There has been plenty of misinformation and distortion surrounding this issue from those who believe APNs should provide care for patients without physician involvement through collaboration and supervision. Here are some of the myths perpetuated on this critical topic.

Myth #1: Mandatory collaboration isn’t needed to keep patients safe.

This assertion directly contradicts multiple high-quality studieson physician-led, team-based healthcare, which show APN quality of care does not match that of physicians. Physicians must adhere to a higher standard of evaluation and spend more time training in patient evaluation and treatment. They inherently have deeper experience and are better prepared to manage patient care than non-physician practitioners. Bottomline, allowing APNs to practice across all specialties without essential physician involvement poses a risk to patients in our state.

Myth #2: Loosening restrictions boosts productivity and lowers costs.

Without a physician’s involvement, patients are more likely to be misdiagnosed and given excessive and inappropriate testing, prescriptions and treatment. In an emergency room department, we know from 3 years of data from the Veterans Health Administration, that patients experience worse clinical outcomes with a net increase in medical costs when there’s no physician oversight. This is a direct result of the significant differences in the education and training of APNs and physicians on how to make differential diagnoses.

Myth #3: Patients already see APNs without physician involvement.

Another common misconception is that physicians aren’t involved in a patient’s care even when they are working in the same practice with an APN. In truth, there is always physician consulting, checking charts, and viewing a patient’s diagnosis and prognosis.
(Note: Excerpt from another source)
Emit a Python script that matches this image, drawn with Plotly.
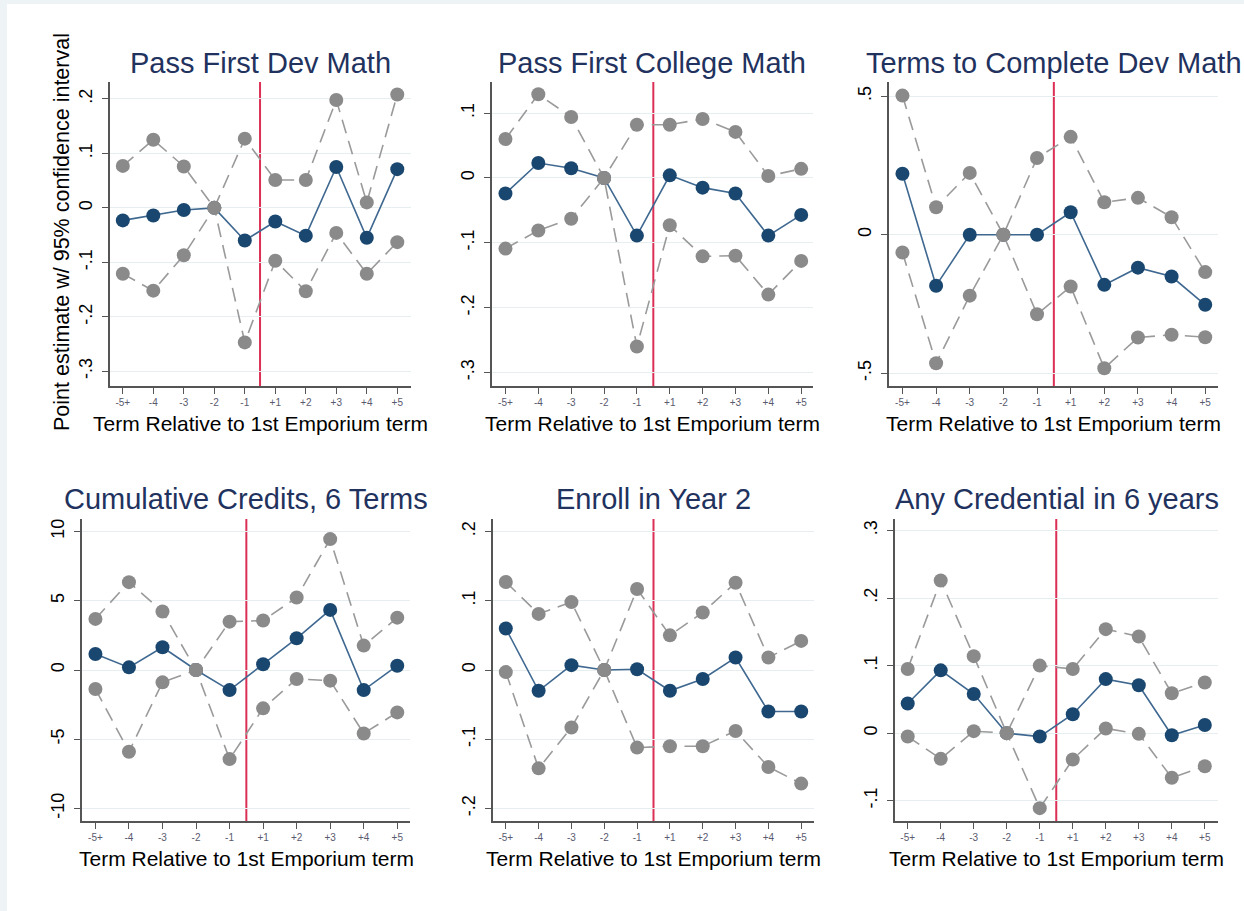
import plotly.graph_objects as go

W, H = 1244, 911

terms = ["-5+", "-4", "-3", "-2", "-1", "+1", "+2", "+3", "+4", "+5"]

titles = ["Pass First Dev Math", "Pass First College Math", "Terms to Complete Dev Math",
          "Cumulative Credits, 6 Terms", "Enroll in Year 2", "Any Credential in 6 years"]

# point estimates
est_dev_math = [-0.023, -0.014, -0.004, 0.0, -0.060, -0.025, -0.051, 0.075, -0.055, 0.071]
est_coll_math = [-0.024, 0.023, 0.015, 0.0, -0.089, 0.004, -0.015, -0.024, -0.089, -0.057]
est_terms = [0.220, -0.184, 0.0, 0.0, 0.0, 0.081, -0.181, -0.119, -0.151, -0.253]
est_credits = [1.16, 0.19, 1.64, 0.0, -1.45, 0.41, 2.29, 4.34, -1.45, 0.31]
est_enroll = [0.060, -0.030, 0.007, 0.0, 0.001, -0.030, -0.013, 0.018, -0.060, -0.060]
est_cred = [0.044, 0.093, 0.058, 0.0, -0.005, 0.028, 0.080, 0.071, -0.003, 0.012]

# upper bounds of 95% CI
ub_dev_math = [0.077, 0.125, 0.076, 0.0, 0.127, 0.051, 0.051, 0.198, 0.010, 0.208]
ub_coll_math = [0.060, 0.129, 0.094, 0.0, 0.082, 0.082, 0.091, 0.071, 0.003, 0.014]
ub_terms = [0.502, 0.099, 0.223, 0.0, 0.277, 0.353, 0.117, 0.133, 0.063, -0.135]
ub_credits = [3.69, 6.34, 4.22, 0.0, 3.49, 3.57, 5.23, 9.45, 1.76, 3.78]
ub_enroll = [0.127, 0.081, 0.098, 0.0, 0.117, 0.050, 0.083, 0.126, 0.018, 0.042]
ub_cred = [0.095, 0.226, 0.114, 0.0, 0.100, 0.095, 0.154, 0.143, 0.059, 0.075]

# lower bounds of 95% CI
lb_dev_math = [-0.121, -0.152, -0.087, 0.0, -0.247, -0.097, -0.153, -0.046, -0.121, -0.063]
lb_coll_math = [-0.109, -0.081, -0.063, 0.0, -0.260, -0.073, -0.121, -0.120, -0.180, -0.128]
lb_terms = [-0.064, -0.464, -0.220, 0.0, -0.287, -0.187, -0.482, -0.371, -0.361, -0.370]
lb_credits = [-1.37, -5.90, -0.89, 0.0, -6.43, -2.77, -0.65, -0.77, -4.58, -3.06]
lb_enroll = [-0.003, -0.142, -0.083, 0.0, -0.112, -0.110, -0.110, -0.088, -0.140, -0.164]
lb_cred = [-0.005, -0.038, 0.003, 0.0, -0.111, -0.039, 0.007, -0.001, -0.066, -0.049]

ytick_vals = [[0.2, 0.1, 0, -0.1, -0.2, -0.3], [0.1, 0, -0.1, -0.2, -0.3], [0.5, 0, -0.5],
              [10, 5, 0, -5, -10], [0.2, 0.1, 0, -0.1, -0.2], [0.3, 0.2, 0.1, 0, -0.1]]
ytick_text = [[".2", ".1", "0", "-.1", "-.2", "-.3"], [".1", "0", "-.1", "-.2", "-.3"], [".5", "0", "-.5"],
              ["10", "5", "0", "-5", "-10"], [".2", ".1", "0", "-.1", "-.2"], [".3", ".2", ".1", "0", "-.1"]]

ests = [est_dev_math, est_coll_math, est_terms, est_credits, est_enroll, est_cred]
ubs = [ub_dev_math, ub_coll_math, ub_terms, ub_credits, ub_enroll, ub_cred]
lbs = [lb_dev_math, lb_coll_math, lb_terms, lb_credits, lb_enroll, lb_cred]

# layout geometry (pixels)
xpix = [(110, 411), (492, 813), (889, 1218), (82, 410), (493, 814), (895, 1218)]
ypix = [(82, 386)] * 3 + [(519, 821)] * 3
yranges = [(-0.327, 0.231), (-0.321, 0.148), (-0.546, 0.551), (-10.9, 10.9), (-0.218, 0.218), (-0.130, 0.317)]
xranges = [(-0.42, 9.45), (-0.41, 9.36), (-0.40, 9.38), (-0.40, 9.38), (-0.39, 9.39), (-0.385, 9.40)]
title_y = [63, 63, 63, 499, 499, 499]
xtitle_y = [423, 423, 423, 858, 858, 858]

NAVY = "#1a476f"
NAVY_LINE = "#3f6890"
GRAY = "#8a8a8a"
GRAY_LINE = "#9a9a9a"
RED = "#dc2f55"
FONT = "Liberation Sans, Arial, sans-serif"

x_idx = list(range(len(terms)))

fig = go.Figure()
layout = dict(
    width=W, height=H, margin=dict(l=0, r=0, t=0, b=0),
    paper_bgcolor="#eef3f6", plot_bgcolor="white", showlegend=False,
    font=dict(family=FONT, color="black"),
)
annotations = []
shapes = [dict(type="rect", xref="paper", yref="paper", x0=7 / W, x1=1.01, y0=-0.01, y1=1 - 4 / H,
               fillcolor="white", line=dict(width=0), layer="below")]

for i in range(6):
    n = "" if i == 0 else str(i + 1)
    xa, ya = "x" + n, "y" + n
    dx = [xpix[i][0] / W, xpix[i][1] / W]
    dy = [1 - ypix[i][1] / H, 1 - ypix[i][0] / H]
    layout["xaxis" + n] = dict(
        domain=dx, anchor=ya, range=list(xranges[i]), tickmode="array", tickvals=x_idx, ticktext=terms,
        showgrid=False, zeroline=False, showline=True, linecolor="#555555", linewidth=1.5,
        ticks="outside", ticklen=6, tickcolor="#555555", tickwidth=1,
        tickfont=dict(size=10, color="#5a5a6e", family=FONT), automargin=False,
    )
    layout["yaxis" + n] = dict(
        domain=dy, anchor=xa, range=list(yranges[i]), tickmode="array", tickvals=ytick_vals[i],
        ticktext=ytick_text[i], tickangle=-90, showgrid=True, gridcolor="#e6eef0", gridwidth=1,
        zeroline=False, showline=True, linecolor="#555555", linewidth=1.5,
        ticks="outside", ticklen=6, tickcolor="#555555", tickwidth=1, ticklabelstandoff=3,
        tickfont=dict(size=18, color="black", family=FONT), automargin=False,
    )
    fig.add_trace(go.Scatter(
        x=x_idx, y=ests[i], mode="lines+markers", xaxis=xa, yaxis=ya,
        line=dict(color=NAVY_LINE, width=1.6),
        marker=dict(symbol="circle", size=14, color=NAVY, line=dict(width=0)),
    ))
    for band in (ubs[i], lbs[i]):
        fig.add_trace(go.Scatter(
            x=x_idx, y=band, mode="lines+markers", xaxis=xa, yaxis=ya,
            line=dict(color=GRAY_LINE, width=1.6, dash="14px,8px"),
            marker=dict(symbol="circle", size=14, color=GRAY, line=dict(width=0)),
        ))
    shapes.append(dict(type="line", xref=xa, yref=ya + " domain", x0=4.5, x1=4.5, y0=0, y1=1,
                       line=dict(color=RED, width=2), layer="below"))
    cx = (dx[0] + dx[1]) / 2
    annotations.append(dict(text=titles[i], x=cx, y=1 - title_y[i] / H, xref="paper", yref="paper",
                            showarrow=False, xanchor="center", yanchor="middle",
                            font=dict(size=29, color="#22325e", family=FONT)))
    annotations.append(dict(text="Term Relative to 1st Emporium term", x=cx, y=1 - xtitle_y[i] / H,
                            xref="paper", yref="paper", showarrow=False, xanchor="center", yanchor="middle",
                            font=dict(size=21, color="black", family=FONT)))

annotations.append(dict(text="Point estimate w/ 95% confidence interval", x=62 / W, y=1 - 232 / H,
                        xref="paper", yref="paper", showarrow=False, textangle=-90,
                        xanchor="center", yanchor="middle", font=dict(size=21.5, color="black", family=FONT)))

layout["annotations"] = annotations
layout["shapes"] = shapes
fig.update_layout(**layout)

fig.write_html("out.html", config={"displayModeBar": False},
               post_script="document.body.style.margin='0';document.body.style.overflow='hidden';")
This applies in practices, emergency departments, hospital settings — as with anesthetists during surgeries — and other areas.
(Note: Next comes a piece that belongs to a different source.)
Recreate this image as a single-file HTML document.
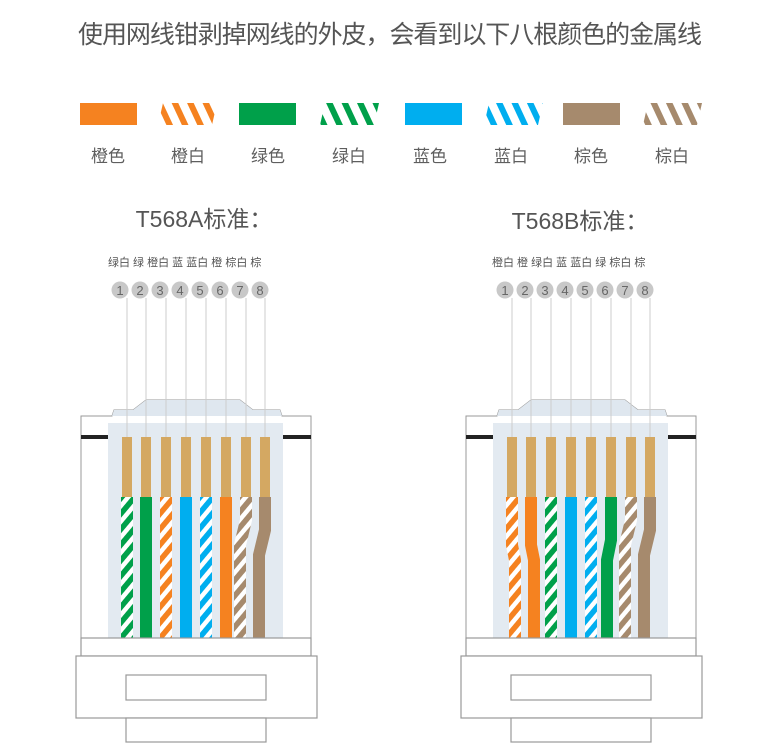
<!DOCTYPE html>
<html><head><meta charset="utf-8"><style>
html,body{margin:0;padding:0;background:#fff;}
body{width:762px;height:749px;overflow:hidden;}
text{font-family:"Liberation Sans","Noto Sans CJK SC",sans-serif;}
</style></head><body>
<svg width="762" height="749" viewBox="0 0 762 749" xmlns="http://www.w3.org/2000/svg">
<defs>
<pattern id="so" patternUnits="userSpaceOnUse" width="10" height="10" patternTransform="rotate(40)"><rect width="10" height="10" fill="#fff"/><rect width="5.5" height="10" fill="#f58220"/></pattern>
<pattern id="sg" patternUnits="userSpaceOnUse" width="10" height="10" patternTransform="rotate(40)"><rect width="10" height="10" fill="#fff"/><rect width="5.5" height="10" fill="#00a04a"/></pattern>
<pattern id="sb" patternUnits="userSpaceOnUse" width="10" height="10" patternTransform="rotate(40)"><rect width="10" height="10" fill="#fff"/><rect width="5.5" height="10" fill="#00aeef"/></pattern>
<pattern id="sn" patternUnits="userSpaceOnUse" width="10" height="10" patternTransform="rotate(40)"><rect width="10" height="10" fill="#fff"/><rect width="5.5" height="10" fill="#a68a6d"/></pattern>
<pattern id="lo" patternUnits="userSpaceOnUse" width="14" height="14" patternTransform="rotate(-25)"><rect width="14" height="14" fill="#fff"/><rect width="6" height="14" fill="#f58220"/></pattern>
<pattern id="lg" patternUnits="userSpaceOnUse" width="14" height="14" patternTransform="rotate(-25)"><rect width="14" height="14" fill="#fff"/><rect width="6" height="14" fill="#00a04a"/></pattern>
<pattern id="lb" patternUnits="userSpaceOnUse" width="14" height="14" patternTransform="rotate(-25)"><rect width="14" height="14" fill="#fff"/><rect width="6" height="14" fill="#00aeef"/></pattern>
<pattern id="ln" patternUnits="userSpaceOnUse" width="14" height="14" patternTransform="rotate(-25)"><rect width="14" height="14" fill="#fff"/><rect width="6" height="14" fill="#a68a6d"/></pattern>
<g id="body">
  <path d="M81,640 L81,416 L112,416 L114,410 L133,410 L146,400 L240,400 L253,410 L280,410 L282,416 L311,416 L311,640" fill="#fff" stroke="#999" stroke-width="1"/>
  <path d="M114,410 L133,410 L146,400 L240,400 L253,410 L280,410 L282,416 L112,416Z" fill="#dfe7ef"/>
  <rect x="108" y="423" width="175" height="220" fill="#e3eaf1"/>
  <rect x="81" y="435" width="27" height="4" fill="#222"/>
  <rect x="283" y="435" width="28" height="4" fill="#222"/>
  <g fill="#d4a862">
    <rect x="122" y="437" width="10" height="62"/><rect x="141" y="437" width="10" height="62"/>
    <rect x="161" y="437" width="10" height="62"/><rect x="181" y="437" width="10" height="62"/>
    <rect x="201" y="437" width="10" height="62"/><rect x="221" y="437" width="10" height="62"/>
    <rect x="241" y="437" width="10" height="62"/><rect x="260" y="437" width="10" height="62"/>
  </g>
  <g stroke="#ccc" stroke-width="1">
    <line x1="127" y1="298" x2="127" y2="437"/><line x1="146" y1="298" x2="146" y2="437"/>
    <line x1="166" y1="298" x2="166" y2="437"/><line x1="186" y1="298" x2="186" y2="437"/>
    <line x1="206" y1="298" x2="206" y2="437"/><line x1="226" y1="298" x2="226" y2="437"/>
    <line x1="246" y1="298" x2="246" y2="437"/><line x1="265" y1="298" x2="265" y2="437"/>
  </g>
  <g fill="#c8c8c8">
    <circle cx="120" cy="290" r="8.5"/><circle cx="140" cy="290" r="8.5"/><circle cx="160" cy="290" r="8.5"/><circle cx="180" cy="290" r="8.5"/>
    <circle cx="200" cy="290" r="8.5"/><circle cx="220" cy="290" r="8.5"/><circle cx="240" cy="290" r="8.5"/><circle cx="260" cy="290" r="8.5"/>
  </g>
  <g font-size="13" fill="#666" text-anchor="middle">
    <text x="120" y="295">1</text><text x="140" y="295">2</text><text x="160" y="295">3</text><text x="180" y="295">4</text>
    <text x="200" y="295">5</text><text x="220" y="295">6</text><text x="240" y="295">7</text><text x="260" y="295">8</text>
  </g>
</g>
<g id="bottom" fill="#fff" stroke="#999" stroke-width="1.2">
  <rect x="81" y="638" width="230" height="18"/>
  <rect x="76" y="656" width="241" height="62"/>
  <rect x="126" y="675" width="140" height="25"/>
  <rect x="126" y="718" width="140" height="24"/>
</g>
</defs>

<text x="78" y="43" font-size="25" fill="#555" textLength="624">使用网线钳剥掉网线的外皮，会看到以下八根颜色的金属线</text>

<rect x="80" y="103" width="57" height="22" fill="#f58220"/>
<path d="M163,103 H217 L212,125 H158Z" fill="url(#lo)"/>
<rect x="239" y="103" width="57" height="22" fill="#00a04a"/>
<path d="M325,103 H379 L374,125 H320Z" fill="url(#lg)"/>
<rect x="405" y="103" width="57" height="22" fill="#00aeef"/>
<path d="M489,103 H543 L538,125 H484Z" fill="url(#lb)"/>
<rect x="563" y="103" width="57" height="22" fill="#a68a6d"/>
<path d="M648,103 H702 L697,125 H643Z" fill="url(#ln)"/>
<g font-size="17" fill="#5e5e5e" text-anchor="middle">
<text x="108" y="162">橙色</text><text x="188" y="162">橙白</text><text x="268" y="162">绿色</text><text x="349" y="162">绿白</text>
<text x="430" y="162">蓝色</text><text x="511" y="162">蓝白</text><text x="591" y="162">棕色</text><text x="672" y="162">棕白</text>
</g>
<g font-size="23" fill="#555" text-anchor="middle">
<text x="204" y="227">T568A标准：</text><text x="580" y="229">T568B标准：</text>
</g>
<g font-size="11" fill="#555">
<text x="108" y="266">绿白 绿 橙白 蓝 蓝白 橙 棕白 棕</text>
<text x="492" y="266">橙白 橙 绿白 蓝 蓝白 绿 棕白 棕</text>
</g>

<use href="#body"/>
<g fill="none" stroke-width="12">
  <path d="M127,497 V640" stroke="url(#sg)"/>
  <path d="M146,497 V640" stroke="#00a04a"/>
  <path d="M166,497 V640" stroke="url(#so)"/>
  <path d="M186,497 V640" stroke="#00aeef"/>
  <path d="M206,497 V640" stroke="url(#sb)"/>
  <path d="M226,497 V640" stroke="#f58220"/>
  <path d="M246,497 V520 L240,545 V640" stroke="url(#sn)"/>
  <path d="M265,497 V530 L259,555 V640" stroke="#a68a6d"/>
</g>
<use href="#bottom"/>

<g transform="translate(385,0)">
<use href="#body"/>
<g fill="none" stroke-width="12">
  <path d="M127,497 V545 L130,560 V640" stroke="url(#so)"/>
  <path d="M146,497 V545 L149,560 V640" stroke="#f58220"/>
  <path d="M166,497 V640" stroke="url(#sg)"/>
  <path d="M186,497 V640" stroke="#00aeef"/>
  <path d="M206,497 V640" stroke="url(#sb)"/>
  <path d="M226,497 V540 L222,560 V640" stroke="#00a04a"/>
  <path d="M246,497 V520 L240,545 V640" stroke="url(#sn)"/>
  <path d="M265,497 V530 L259,555 V640" stroke="#a68a6d"/>
</g>
<use href="#bottom"/>
</g>
</svg>
</body></html>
Myth #4 Mandating collaboration is burdensome and meaningless because of APNs’ training, education, and experience.

APNs are an essential part of the success of our health care system, but they offer patients a different skill level and don’t have the full scope and depth of training offered by physicians. Physicians are required to have 10,000-16,000 hours of clinical experience and between 7-12 years of preparation for practice. Medical school graduates cannot even practice without supervision for another 3-7 years after medical school. APNs spend far less time learning, often completing only 1,000 to 2,000 clinical hours and a two-year graduate nursing degree.
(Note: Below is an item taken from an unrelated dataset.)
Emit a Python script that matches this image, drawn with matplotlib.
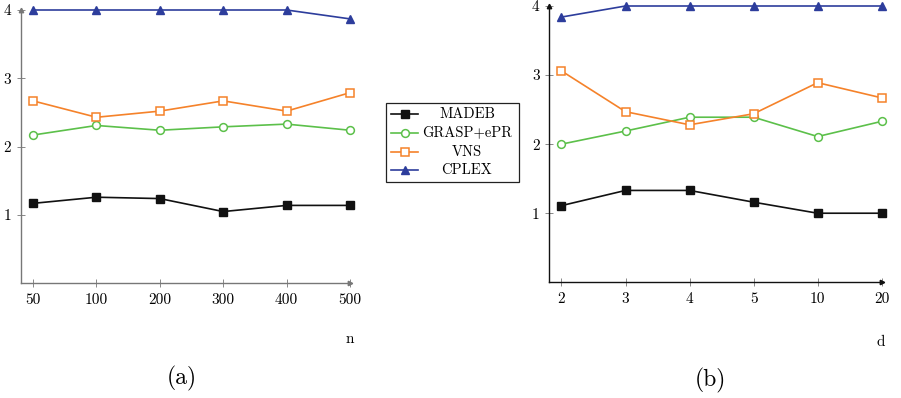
import matplotlib
matplotlib.use("Agg")
import matplotlib.pyplot as plt
from matplotlib.lines import Line2D
from matplotlib.patches import Rectangle

plt.rcParams['font.family'] = 'serif'
plt.rcParams['font.serif'] = ['cmr10', 'DejaVu Serif']
plt.rcParams['mathtext.fontset'] = 'cm'
plt.rcParams['axes.unicode_minus'] = False

# ---- data ----
n_labels = ["50", "100", "200", "300", "400", "500"]
d_labels = ["2", "3", "4", "5", "10", "20"]
series_names = ["MADEB", "GRASP+ePR", "VNS", "CPLEX"]

madeb_n = [1.17, 1.26, 1.24, 1.05, 1.14, 1.14]
grasp_n = [2.17, 2.31, 2.24, 2.29, 2.33, 2.24]
vns_n = [2.67, 2.43, 2.52, 2.67, 2.52, 2.79]
cplex_n = [4.0, 4.0, 4.0, 4.0, 4.0, 3.87]

madeb_d = [1.11, 1.33, 1.33, 1.16, 1.0, 1.0]
grasp_d = [2.0, 2.19, 2.39, 2.39, 2.11, 2.33]
vns_d = [3.06, 2.47, 2.28, 2.44, 2.89, 2.67]
cplex_d = [3.84, 4.0, 4.0, 4.0, 4.0, 4.0]

y_ticks = [1, 2, 3, 4]

# ---- styles ----
C_BLACK = "#111111"
C_GREEN = "#5cc04a"
C_ORANGE = "#f5822a"
C_BLUE = "#2d3d9c"
styles = [
    dict(color=C_BLACK, marker="s", mfc=C_BLACK, mec=C_BLACK, ms=6.0),
    dict(color=C_GREEN, marker="o", mfc="white", mec=C_GREEN, ms=5.6, mew=1.1),
    dict(color=C_ORANGE, marker="s", mfc="white", mec=C_ORANGE, ms=5.6, mew=1.1),
    dict(color=C_BLUE, marker="^", mfc=C_BLUE, mec=C_BLUE, ms=5.6),
]

W, H = 901, 398
fig = plt.figure(figsize=(W / 100, H / 100), dpi=100)
axA = fig.add_axes([21/W, (H-283.3)/H, (350-21)/W, (283.3-10)/H])
axB = fig.add_axes([549.3/W, (H-282.3)/H, (881.7-549.3)/W, (282.3-6)/H])


def setup(ax, labels, series, spine_color, xlabel, caption, xl_pos, cap_pos):
    x = list(range(len(labels)))
    for vals, st in zip(series, styles):
        ax.plot(x, vals, lw=1.2, clip_on=False, zorder=3, **st)
    ax.set_xlim(-0.19, 5.0)
    ax.set_ylim(0, 4)
    ax.set_xticks(x)
    ax.set_xticklabels(labels)
    ax.set_yticks(y_ticks)
    ax.set_yticklabels([str(t) for t in y_ticks])
    for s in ["top", "right"]:
        ax.spines[s].set_visible(False)
    for s in ["left", "bottom"]:
        ax.spines[s].set_color(spine_color)
        ax.spines[s].set_linewidth(1.0)
    ax.tick_params(direction="inout", length=6, width=0.7, color="#888888",
                   labelsize=11, pad=4)
    ax.plot([1.0], [0.0], marker=">", ms=3.2, color=spine_color,
            transform=ax.transAxes, clip_on=False, zorder=4)
    ax.plot([0.0], [1.0], marker="^", ms=3.2, color=spine_color,
            transform=ax.transAxes, clip_on=False, zorder=4)
    fig.text(xl_pos[0] / W, 1 - xl_pos[1] / H, xlabel,
             ha="center", va="center", fontsize=11)
    fig.text(cap_pos[0] / W, 1 - cap_pos[1] / H, caption,
             ha="center", va="center", fontsize=17)


setup(axA, n_labels, [madeb_n, grasp_n, vns_n, cplex_n], "#777777",
      "n", "(a)", (350, 339), (182, 378))
setup(axB, d_labels, [madeb_d, grasp_d, vns_d, cplex_d], "#111111",
      "d", "(b)", (881, 342), (710, 380))

# ---- legend (drawn in figure pixels) ----
box = Rectangle((385.7 / W, 1 - 181.7 / H), (519 - 385.7) / W, (181.7 - 103.3) / H,
                transform=fig.transFigure, fill=True, facecolor="white",
                edgecolor="#222222", lw=0.9)
fig.add_artist(box)
row_y = [114.3, 132.7, 151.7, 170.0]
for name, st, yy in zip(series_names, styles, row_y):
    yf = 1 - yy / H
    fig.add_artist(Line2D([391 / W, 418 / W], [yf, yf], transform=fig.transFigure,
                          color=st["color"], lw=1.2))
    mk = {k: v for k, v in st.items() if k != "color"}
    fig.add_artist(Line2D([404.5 / W], [yf], transform=fig.transFigure,
                          color=st["color"], lw=0, **mk))
    fig.text(467 / W, yf, name, ha="center", va="center", fontsize=10.5)

fig.savefig("out.png", dpi=100)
Myth #5: APNs practicing independently will address physician workforce shortages.

This assertion does not match the reality playing out across the state. APNs have pushed beyond the intent of the executive order and opened practices in multiple specialties without patient protection and physician collaboration. They’re also entering into specialties in nontraditional APN healthcare settings, such as:

  • Aesthetic/ cosmetic practices working with Botox and invasive laser treatments
  • Launching medical weight loss and pain management practices
  • Setting up medical spas

We owe APNs a tremendous debt of gratitude for all their contributions, value, and courage, especially during the pandemic. However, removing physicians from care teams isn’t the right way to show this appreciation, and many in New Jersey agree. According to a recent poll, an overwhelming majority say they want the most skilled practitioners available — physicians — to oversee their healthcare.

Allowing APNs to practice without a physician across all specialties is not in our state’s best interest and would remove the gold standard of care that patients deserve: a physician-led, team-based model of care. We must keep the health care teams intact and oppose S-1522, a bill that would be a disservice to patients and families across the state.

Lawrence Downs is the CEO of the Medical Society of New Jersey.